ITU Secretary-General Houlin Zhao says innovation, inclusivity, infrastructure and investment form the “4 I’s” that are critical to boosting the economy, bridging the digital divide, and leveraging the power of ICTs to advance sustainable development.
He was speaking at the Huawei ICT Ministerial Forum at the ITU World Telecom 2018 which is taking place in Durban, South Africa this week.
Zhao addressed ICT ministers and stakeholders on how to transform today’s digital revolution into a development revolution.
“As the head of the lead UN agency for ICTs, I have made clear that infrastructure is absolutely my first priority − and that investment in ICT infrastructure is an absolute and urgent need. Huawei’s Global Connectivity Index report shows that 20% increase in ICT infrastructure investment can lead to 1% growth in GDP and 20% increase in productivity. Together with innovation and inclusivity, infrastructure and investment form the “4 I’s” that are critical to boosting the economy, bridging the digital divide, and leveraging the power of ICTs to advance the SDGs, “Zhao said.
He also unveiled the 2018 State of Broadband report issued by the Broadband Commission for Sustainable Development. It shows that a growing number of governments now benchmark the status of broadband in their national broadband plans. It also shows that for the first time at least 15 countries now have strategies in place for promoting the safe use of Artificial Intelligence.
Speaking at the Ministerial Forum, South Africa’s Minister for Telecommunications and Postal Services also stressed the need for the national broadband strategies to be implemented in earnest to ensure social and economic development. He added that investment must deliver broadband inclusion for all.
“We need to foster digital inclusion which can be achieved by providing basic access to communities; this must be coupled with a range of localised digital content and digital literacy services,” said Cwele.
Ghana’s Minster of Communications Ursula Owusu-Ekuful reported back on Ghana’s progress on its’ mobile connectivity programme highlighting the gains they had made in rural coverage. Onus–Ekuful says her government had forged a very successful public-private partnership with MTN Ghana and Huawei to bring mobile connectivity to thousands of Ghanaians in remote villages, bringing the country closer to its goal of 100% coverage by the year 2020.
“The Rural Star Solution proves that carriers can make rural connectivity a sustainable investment. In Ghana the solution cut the cost of deployment by 60% and operating costs by 40%,” said Owusu–Ekuful.
Mr Jianjun Zhou, Vice-President of Huawei ‘s Carrier Business Group, described Huawei’s vision and mission to bring digital to every person, home and organisation for a fully connected, intelligent world. He said Huawei had set up a dedicated office for emerging markets with a business programme to connect the unconnected. He emphasized that Broadband deployments are a shared social responsibility.
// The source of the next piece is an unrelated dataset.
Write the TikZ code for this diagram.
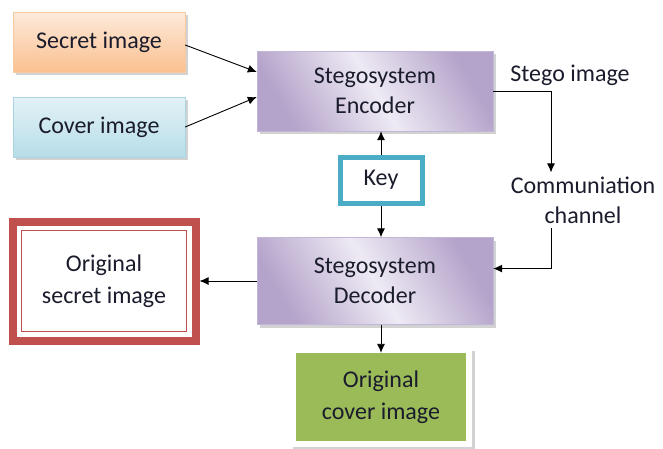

Dr. Mohamed Madkour, Vice-President of Wireless Networks Marketing & Solutions suggested that when we speak about ICT we are talking about the hope of every African person to live safer, happier and wealthier lives. “The hope of every country to eradicate poverty and grow their economy. We need to harness the power of technology and collaboration to make this happen. Mobility and broadband can make the economy grow,’ said Madkour.